Hommage appuyé à la trilogie originale et notamment à l’épisode IV, hommage trop appuyé sans doute, Star Wars, Épisode VII : Le Réveil de la Force n’est pas un mauvais film dans la saga, loin de là. Sur le plan cinématographique, il écrase incontestablement la prélogie réalisée par George Lucas et qui est objectivement assez médiocre sur le plan technique. Les progrès permis par l’informatique offrent au long-métrage des effets bien plus réussis et on a une vision plus réaliste que jamais de l’univers. J.J. Abrams a, en outre, fait le choix judicieux de ne pas reposer que sur les ordinateurs, mais de tourner au maximum en studio avec des maquettes et cela paye : le rendu est bien supérieur à ce que l’on avait vu dans les années 2000 et à bien des égards, ce nouveau film ressemble vraiment à la trilogie originale, mais modernisée. D’ailleurs, si la familiarité avec l’univers de la saga est indéniable, le film est aussi fondamentalement différent. On ne retrouve plus cette simplicité et même cette légèreté des premiers épisodes qui sont sortis et on n’est plus vraiment dans l’univers du conte. Il n’y a même plus de princesse, Leïa est désormais une générale, un changement symbolique qui se traduit aussi par un changement d’ambiance très profond. Au fond, c’est aussi ça la modernité : Star Wars, Épisode VII : Le Réveil de la Force est un épisode beaucoup plus sombre que tous les précédents, puisque la noirceur de l’histoire se conjugue à un traitement visuel beaucoup plus réaliste. Il n’y a aucune restriction en France et des enfants peuvent certainement le voir sans problème, mais quand on le compare avec les six films précédents, on ne retrouve plus cette touche enfantine qui a toujours été maintenue, même dans l’épisode III qui était par ailleurs assez sombre sur le fond. J.J. Abrams n’a pas imaginé un nouveau Jar Jar Binks — on peut l’en remercier d’ailleurs — et la seule concession est le nouveau droïde, BB8, qui prend la relève de R2D2 et qui a quelques éléments comiques qui ajoutent une touche de légèreté. Reste que dans l’ensemble, on est sur une vision beaucoup plus noire, où le nouvel ennemi n’est rien d’autre que la réincarnation des Nazis4… on a vu plus réjouissant.

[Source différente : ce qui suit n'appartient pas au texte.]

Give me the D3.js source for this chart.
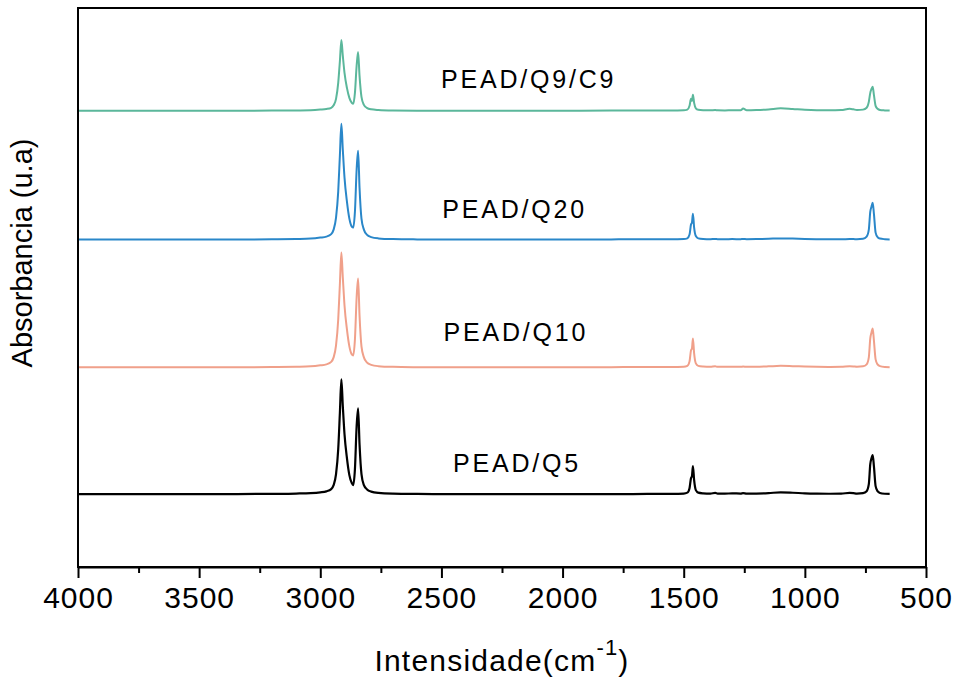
<!DOCTYPE html>
<html>
<head>
<meta charset="utf-8">
<script src="https://cdn.jsdelivr.net/npm/d3@7"></script>
<style>
    body { margin: 0; background: #fff; }
    text { font-family: "Liberation Sans", Arial, sans-serif; fill: #000; }
</style>
</head>
<body>
<div id="chart-area"></div>
<script>
/*
*    FTIR spectra of PEAD samples, stacked
*/

// wavenumber grid (cm-1), shared by every spectrum
const wavenumbers = [
    4000, 3800, 3600, 3400, 3200, 3100, 3040, 3000, 2975, 2955,
    2945, 2935, 2926, 2919, 2913, 2907, 2900, 2890, 2880, 2870,
    2864, 2857, 2850, 2844, 2838, 2830, 2820, 2808, 2790, 2760,
    2700, 2600, 2400, 2200, 2000, 1800, 1650, 1550, 1500, 1485,
    1476, 1470, 1466, 1462, 1457, 1450, 1440, 1420, 1390, 1370,
    1360, 1330, 1300, 1265, 1255, 1240, 1200, 1150, 1100, 1050,
    1000, 950, 900, 850, 815, 800, 785, 760, 745, 736,
    730, 725, 720, 715, 708, 700, 690, 670, 650
];

// absorbance above each baseline (u.a)
const q5 = [
    0, 0, 0, 0, 0.003, 0.006, 0.01, 0.018, 0.028, 0.05,
    0.09, 0.2, 0.45, 0.82, 1.15, 0.88, 0.6, 0.36, 0.19, 0.11,
    0.09, 0.25, 0.68, 0.86, 0.5, 0.2, 0.09, 0.05, 0.025, 0.012,
    0.005, 0.002, 0, 0, 0, 0, 0.002, 0.003, 0.006, 0.015,
    0.06, 0.16, 0.18, 0.28, 0.14, 0.04, 0.015, 0.008, 0.005, 0.012,
    0.006, 0.005, 0.008, 0.006, 0.01, 0.005, 0.006, 0.01, 0.018, 0.014,
    0.008, 0.005, 0.004, 0.005, 0.012, 0.01, 0.006, 0.01, 0.03, 0.1,
    0.3, 0.36, 0.39, 0.28, 0.08, 0.03, 0.012, 0.004, 0.002
];
const q10 = [
    0, 0, 0, 0, 0.003, 0.006, 0.01, 0.02, 0.03, 0.055,
    0.1, 0.22, 0.48, 0.84, 1.15, 0.9, 0.62, 0.38, 0.21, 0.13,
    0.12, 0.28, 0.7, 0.89, 0.52, 0.21, 0.1, 0.05, 0.025, 0.012,
    0.005, 0.002, 0, 0, 0, 0.002, 0.004, 0.004, 0.006, 0.015,
    0.06, 0.17, 0.19, 0.29, 0.14, 0.04, 0.015, 0.008, 0.005, 0.01,
    0.005, 0.005, 0.007, 0.005, 0.008, 0.005, 0.006, 0.01, 0.015, 0.012,
    0.008, 0.005, 0.004, 0.005, 0.01, 0.009, 0.006, 0.01, 0.03, 0.1,
    0.29, 0.35, 0.39, 0.27, 0.08, 0.03, 0.012, 0.004, 0.002
];
const q20 = [
    0, 0, 0, 0, 0.003, 0.006, 0.01, 0.02, 0.03, 0.055,
    0.1, 0.22, 0.48, 0.85, 1.16, 0.9, 0.62, 0.38, 0.21, 0.13,
    0.12, 0.28, 0.7, 0.89, 0.52, 0.21, 0.1, 0.05, 0.025, 0.012,
    0.005, 0.002, 0, 0, 0, 0.002, 0.003, 0.003, 0.005, 0.012,
    0.05, 0.15, 0.17, 0.26, 0.12, 0.035, 0.012, 0.006, 0.004, 0.006,
    0.004, 0.004, 0.005, 0.004, 0.006, 0.004, 0.005, 0.008, 0.012, 0.01,
    0.006, 0.004, 0.003, 0.003, 0.005, 0.005, 0.004, 0.008, 0.03, 0.1,
    0.28, 0.33, 0.37, 0.26, 0.07, 0.025, 0.01, 0.004, 0.002
];
const q9c9 = [
    0, 0, 0, 0, 0.002, 0.004, 0.006, 0.012, 0.018, 0.03,
    0.055, 0.12, 0.28, 0.5, 0.71, 0.55, 0.38, 0.23, 0.13, 0.08,
    0.07, 0.18, 0.45, 0.59, 0.35, 0.14, 0.06, 0.03, 0.015, 0.008,
    0.003, 0.001, 0, 0, 0, 0.002, 0.003, 0.003, 0.005, 0.012,
    0.05, 0.12, 0.1, 0.16, 0.08, 0.025, 0.01, 0.006, 0.005, 0.008,
    0.005, 0.004, 0.006, 0.006, 0.022, 0.006, 0.008, 0.014, 0.025, 0.018,
    0.01, 0.006, 0.005, 0.008, 0.02, 0.015, 0.008, 0.012, 0.03, 0.09,
    0.18, 0.22, 0.24, 0.16, 0.05, 0.02, 0.008, 0.004, 0.002
];

const seriesNames = ["PEAD/Q5", "PEAD/Q10", "PEAD/Q20", "PEAD/Q9/C9"];
const seriesValues = [q5, q10, q20, q9c9];
const offsets = [0.73, 2.0, 3.28, 4.57];   // vertical stacking (u.a)
const colors = ["#000000", "#f0a08a", "#2a87c9", "#5bb79b"];

const xTicks = [4000, 3500, 3000, 2500, 2000, 1500, 1000, 500];
const xMinorTicks = [3750, 3250, 2750, 2250, 1750, 1250, 750];

const margin = {left: 78, right: 30, top: 8, bottom: 113};
const width = 956 - margin.left - margin.right,
    height = 680 - margin.top - margin.bottom;

const svg = d3.select("#chart-area")
    .append("svg")
        .attr("width", 956)
        .attr("height", 680);

const g = svg.append("g")
    .attr("transform", "translate(" + margin.left + ", " + margin.top + ")");

//Scales
const x = d3.scaleLinear()
    .domain([4000, 500])
    .range([0, width]);

const y = d3.scaleLinear()
    .domain([0, 5.6])
    .range([height, 0]);

// spectra
const line = d3.line()
    .x(function(d){ return x(d.w); })
    .y(function(d){ return y(d.a); })
    .curve(d3.curveMonotoneX);

seriesValues.forEach(function(vals, i){
    const pts = wavenumbers.map(function(w, j){
        return {w: w, a: vals[j] + offsets[i]};
    });
    g.append("path")
        .datum(pts)
        .attr("fill", "none")
        .attr("stroke", colors[i])
        .attr("stroke-width", i === 0 ? 2.2 : 2)
        .attr("stroke-linejoin", "round")
        .attr("d", line);
});

// series labels (x in cm-1, y in u.a)
const labelPos = [[2188, 0.95], [2193, 2.26], [2198, 3.5], [2140, 4.8]];
seriesNames.forEach(function(name, i){
    g.append("text")
        .attr("x", x(labelPos[i][0]))
        .attr("y", y(labelPos[i][1]))
        .attr("font-size", "25px")
        .attr("letter-spacing", "2.8px")
        .attr("text-anchor", "middle")
        .text(name);
});

// frame
g.append("rect")
    .attr("width", width)
    .attr("height", height)
    .attr("fill", "none")
    .attr("stroke", "#000")
    .attr("stroke-width", 2);

// X AXIS
const xAxisCall = d3.axisBottom(x)
    .tickValues(xTicks)
    .tickSize(11)
    .tickSizeOuter(0)
    .tickFormat(d3.format("d"));
const xAxis = g.append("g")
    .attr("class", "x axis")
    .attr("transform", "translate(0," + height + ")")
    .call(xAxisCall);
xAxis.select(".domain").attr("stroke-width", 2);
xAxis.selectAll(".tick line").attr("stroke-width", 2);
xAxis.selectAll(".tick text")
    .attr("dy", null)
    .attr("y", 41)
    .attr("font-size", "30px")
    .attr("font-family", "Liberation Sans, Arial, sans-serif")
    .attr("letter-spacing", "1px")
    .attr("fill", "#000");

const xMinorCall = d3.axisBottom(x)
    .tickValues(xMinorTicks)
    .tickSize(6)
    .tickSizeOuter(0)
    .tickFormat("");
const xMinor = g.append("g")
    .attr("transform", "translate(0," + height + ")")
    .call(xMinorCall);
xMinor.select(".domain").remove();
xMinor.selectAll(".tick line").attr("stroke-width", 2);

//LABELS
const xLabel = svg.append("text")
    .attr("x", margin.left + width / 2)
    .attr("y", 671)
    .attr("font-size", "30px")
    .attr("letter-spacing", "1.2px")
    .attr("text-anchor", "middle");
xLabel.append("tspan").text("Intensidade(cm");
xLabel.append("tspan").attr("font-size", "22px").attr("dy", -16).text("-1");
xLabel.append("tspan").attr("dy", 16).text(")");

const yLabel = svg.append("text")
    .attr("transform", "rotate(-90)")
    .attr("y", 32)
    .attr("x", -253)
    .attr("font-size", "29px")
    .attr("text-anchor", "middle")
    .text("Absorbancia (u.a)");
</script>
</body>
</html>
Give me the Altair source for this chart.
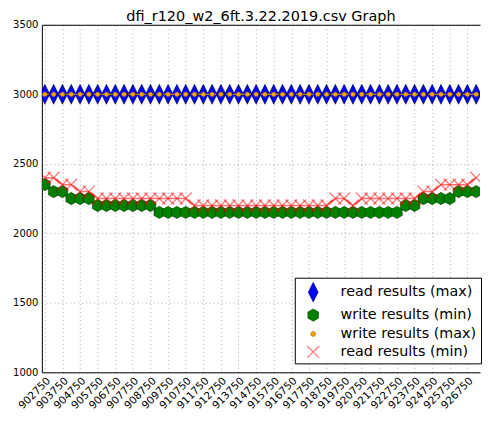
import altair as alt
import pandas as pd

x_vals = [902750, 903250, 903750, 904250, 904750, 905250, 905750, 906250, 906750, 907250,
          907750, 908250, 908750, 909250, 909750, 910250, 910750, 911250, 911750, 912250,
          912750, 913250, 913750, 914250, 914750, 915250, 915750, 916250, 916750, 917250,
          917750, 918250, 918750, 919250, 919750, 920250, 920750, 921250, 921750, 922250,
          922750, 923250, 923750, 924250, 924750, 925250, 925750, 926250, 926750, 927250]

read_max = [3000, 3000, 3000, 3000, 3000, 3000, 3000, 3000, 3000, 3000,
            3000, 3000, 3000, 3000, 3000, 3000, 3000, 3000, 3000, 3000,
            3000, 3000, 3000, 3000, 3000, 3000, 3000, 3000, 3000, 3000,
            3000, 3000, 3000, 3000, 3000, 3000, 3000, 3000, 3000, 3000,
            3000, 3000, 3000, 3000, 3000, 3000, 3000, 3000, 3000, 3000]

write_min = [2350, 2300, 2300, 2250, 2250, 2250, 2200, 2200, 2200, 2200,
             2200, 2200, 2200, 2150, 2150, 2150, 2150, 2150, 2150, 2150,
             2150, 2150, 2150, 2150, 2150, 2150, 2150, 2150, 2150, 2150,
             2150, 2150, 2150, 2150, 2150, 2150, 2150, 2150, 2150, 2150,
             2150, 2200, 2200, 2250, 2250, 2250, 2250, 2300, 2300, 2300]

write_max = [3000, 3000, 3000, 3000, 3000, 3000, 3000, 3000, 3000, 3000,
             3000, 3000, 3000, 3000, 3000, 3000, 3000, 3000, 3000, 3000,
             3000, 3000, 3000, 3000, 3000, 3000, 3000, 3000, 3000, 3000,
             3000, 3000, 3000, 3000, 3000, 3000, 3000, 3000, 3000, 3000,
             3000, 3000, 3000, 3000, 3000, 3000, 3000, 3000, 3000, 3000]

read_min = [2400, 2400, 2350, 2350, 2300, 2300, 2250, 2250, 2250, 2250,
            2250, 2250, 2250, 2250, 2250, 2250, 2250, 2200, 2200, 2200,
            2200, 2200, 2200, 2200, 2200, 2200, 2200, 2200, 2200, 2200,
            2200, 2200, 2200, 2250, 2250, 2200, 2250, 2250, 2250, 2250,
            2250, 2250, 2250, 2300, 2300, 2350, 2350, 2350, 2350, 2400]

series_names = ["read results (max)", "write results (min)",
                "write results (max)", "read results (min)"]

x_ticks = [902750, 903750, 904750, 905750, 906750, 907750, 908750, 909750, 910750,
           911750, 912750, 913750, 914750, 915750, 916750, 917750, 918750, 919750,
           920750, 921750, 922750, 923750, 924750, 925750, 926750]
y_ticks = [1000, 1500, 2000, 2500, 3000, 3500]

rows = []
for name, vals in zip(series_names, [read_max, write_min, write_max, read_min]):
    for xv, yv in zip(x_vals, vals):
        rows.append({"x": xv, "y": yv, "s": name})
df = pd.DataFrame(rows)

FONT = "DejaVu Sans"

diamond = "M0,-1L0.5,0L0,1L-0.5,0Z"
hexagon = "M0,-0.62L0.537,-0.31L0.537,0.31L0,0.62L-0.537,0.31L-0.537,-0.31Z"
circ = "M-0.24,0A0.24,0.24,0,1,0,0.24,0A0.24,0.24,0,1,0,-0.24,0Z"
xmark = ("M-0.62,-0.55L-0.55,-0.62L0,-0.07L0.55,-0.62L0.62,-0.55L0.07,0"
         "L0.62,0.55L0.55,0.62L0,0.07L-0.55,0.62L-0.62,0.55L-0.07,0Z")

xscale = alt.Scale(domain=[902580, 927467], nice=False, zero=False)
yscale = alt.Scale(domain=[1000, 3500], nice=False, zero=False)

x_bottom = alt.X("x:Q", scale=xscale,
                 axis=alt.Axis(values=x_ticks, format="d", labelAngle=-45, title=None,
                               grid=True, ticks=False, labelPadding=3, labelOverlap=False,
                               labelFontSize=10.5))
x_top = alt.X("x:Q", scale=xscale,
              axis=alt.Axis(orient="top", labels=False, ticks=False, grid=False,
                            domain=True, title=None))
x_none = alt.X("x:Q", scale=xscale, axis=None)
y_enc = alt.Y("y:Q", scale=yscale,
              axis=alt.Axis(values=y_ticks, format="d", title=None, grid=True, ticks=False,
                            labelPadding=4, minExtent=34, maxExtent=34))

fill_enc = alt.Fill("s:N", title=None,
                    scale=alt.Scale(domain=series_names,
                                    range=["#0000ff", "#007f00", "#ffa500", "rgba(255,0,0,0.45)"]))
stroke_enc = alt.Stroke("s:N", title=None,
                        scale=alt.Scale(domain=series_names,
                                        range=["#000000", "#002a00", "#7a4a00", "rgba(255,0,0,0.45)"]))
shape_enc = alt.Shape("s:N", title=None,
                      scale=alt.Scale(domain=series_names,
                                      range=[diamond, hexagon, circ, xmark]))

base = alt.Chart(df)

blue_line = base.transform_filter(alt.datum.s == series_names[0]).mark_line(
    color="#0000ff", strokeWidth=1, clip=True).encode(x=x_top, y=y_enc)

pts1 = base.transform_filter(
    (alt.datum.s == series_names[0]) | (alt.datum.s == series_names[1])
).mark_point(filled=True, size=400, strokeWidth=0.5, opacity=1, clip=True).encode(
    x=x_bottom, y=y_enc, fill=fill_enc, stroke=stroke_enc, shape=shape_enc)

orange_line = base.transform_filter(alt.datum.s == series_names[2]).mark_line(
    color="#ffa500", strokeWidth=1, strokeDash=[4, 3], clip=True).encode(x=x_none, y=y_enc)

pts2 = base.transform_filter(alt.datum.s == series_names[2]).mark_point(
    filled=True, size=400, strokeWidth=0.5, opacity=1, clip=True).encode(
    x=x_none, y=y_enc, fill=fill_enc, stroke=stroke_enc, shape=shape_enc)

red_line = base.transform_filter(alt.datum.s == series_names[3]).mark_line(
    color="#ff0000", strokeWidth=1.5, opacity=0.55, clip=True).encode(x=x_none, y=y_enc)

pts3 = base.transform_filter(alt.datum.s == series_names[3]).mark_point(
    filled=True, size=400, strokeWidth=0.5, opacity=1, clip=True).encode(
    x=x_none, y=y_enc, fill=fill_enc, stroke=stroke_enc, shape=shape_enc)

chart = alt.layer(blue_line, pts1, orange_line, pts2, red_line, pts3).resolve_axis(
    x="independent"
).properties(
    width=440, height=349,
    padding={"left": 0, "top": 0, "right": 0, "bottom": 0},
    title=alt.TitleParams("dfi_r120_w2_6ft.3.22.2019.csv Graph", fontSize=14.5, font=FONT,
                          fontWeight="normal", color="#000000", offset=-5, anchor="middle")
).configure_view(stroke=None).configure_axis(
    labelFont=FONT, labelFontSize=10, labelColor="#000000",
    domainColor="#000000", domainWidth=1,
    gridColor="#888888", gridDash=[1, 3], gridWidth=0.7
).configure_legend(
    orient="none", legendX=254, legendY=254,
    fillColor="#ffffff", strokeColor="#000000", strokeWidth=1, cornerRadius=0,
    padding=4, rowPadding=1, labelFont=FONT, labelFontSize=14.4, labelColor="#000000",
    symbolSize=400, symbolStrokeWidth=0.5, labelOffset=17, symbolOffset=4
)

chart.save("out.html", embed_options={"renderer": "svg", "actions": False})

Star Wars se débarrasse de son créateur avec ce nouvel opus et ce n’est peut-être pas si mal. George Lucas est un conteur hors pair et un excellent technicien, mais un piètre scénariste et un réalisateur assez banal et en laissant les rênes de la saga, il lui offre la possibilité de repartir sur de meilleures bases. Sur le plan technique, la mission est totalement réussie : J.J. Abrams est un bien meilleur réalisateur et aussi un meilleur scénariste, avec des dialogues enfin à la hauteur et une intrigue bien menée. C’est aussi un fan absolu, cela se voit, et cela lui joue des tours : Star Wars, Épisode VII : Le Réveil de la Force aurait mérité une histoire plus originale que celle-ci qui, si on la résume, consiste à suivre celle de l’épisode IV. Mais puisqu’il fallait passer le flambeau, on peut pardonner à ce volet de transition, en reconnaissant que le travail effectué est d’un très bon niveau et en espérant que la suite trouve une voie plus originale. L’univers de Star Wars est d’une richesse infinie et il y a de quoi faire pour avoir une trilogie finale à la hauteur. En attendant d’en savoir plus, le réveil de la Force est un blockbuster mené tambour battant, prenant du début à la fin et avec une base prometteuse qui donne envie d’y revenir. La suite en 2017 : on a hâte !
Ajout du 1er janvier 2016
Après la première séance, j’ai écouté la bande-originale de John Williams. Elle ne m’avait pas marqué la première fois au cinéma, je la trouvais même très fade. À l’écoute, je me suis rendu compte qu’elle était pourtant beaucoup plus riche qu’elle n’en avait l’air et je me suis mis à l’écouter en boucle. En retournant au cinéma voir le septième épisode de la saga Star Wars, je la connaissais pour ainsi dire par cœur. Et Star Wars, Épisode VII : Le Réveil de la Force m’est apparu sous un autre jour, où son principal défaut, l’excès de répétition qui conduit J.J. Abrams à réaliser quasiment un remake de l’épisode IV, n’était plus aussi gênant du tout.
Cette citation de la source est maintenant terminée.